For Mr. Hoffmann the period preceding the Olympics was a time of great opportunity. He was selected to be Belgium’s Olympic Attaché for the Atlanta Centennial Games and the Paralympics and recalls with pleasure the two gold, two silver and two bronze medals that Belgium won for swimming, judo and sailing.
Prior to his Olympic duties, Mr. Hoffmann also was active promoting business with Europe and organized in the early 1990’s a trade mission to Belgium. He also arranged a stopover in Luxembourg.
During this period, he had good relations with Luxembourg’s embassy in Washington and decided to include the stopover on the way back to Atlanta. “My grandfather was from Luxembourg,” he said, “and I thought to myself I’ve got to do something with Luxembourg.”

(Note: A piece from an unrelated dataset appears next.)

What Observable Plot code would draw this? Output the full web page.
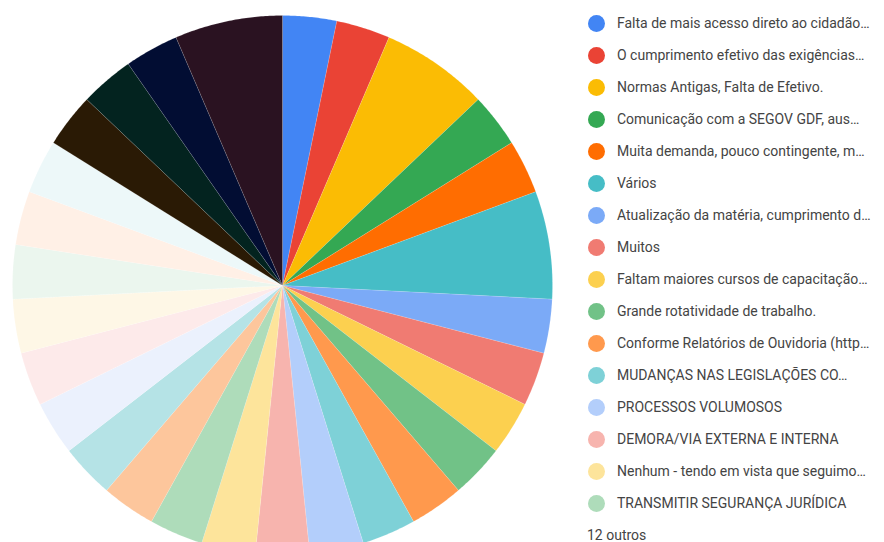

This foray resulted in his appointment as the honorary consul of Luxembourg, a post he has held since 1995 and for which he was knighted in June by H.E. Sylvie Lucas, Luxembourg’s current ambassador to the U.S.
Mr. Hoffmann considers the role of an honorary consul of which there are almost 40 in Atlanta’s Consular Corps as the “mortar” that provides stability for the Corps itself while the consuls general come and go often along with their staffs. They also provide links for Southeastern companies with international ambitions and contacts to the countries that they represent.
Although small and landlocked with a population of less than 1 million, Luxembourg is bordered by Belgium, Germany and France and has vibrant business sectors many of which overlap with those of the Southeast including automotive, clean tech, finance, information technology, life sciences and logistics among others.
Additionally, it has a thriving space industry and is the world’s leading satellite operator.
These days Atlanta also has another special attachment to Luxembourg. Randy Evans an Atlanta lawyer who has been active in the Republic party is serving as the U.S. ambassador to Luxembourg, a development which Mr. Hoffmann calls “good for Georgia because of his ability to foster our relationship there.”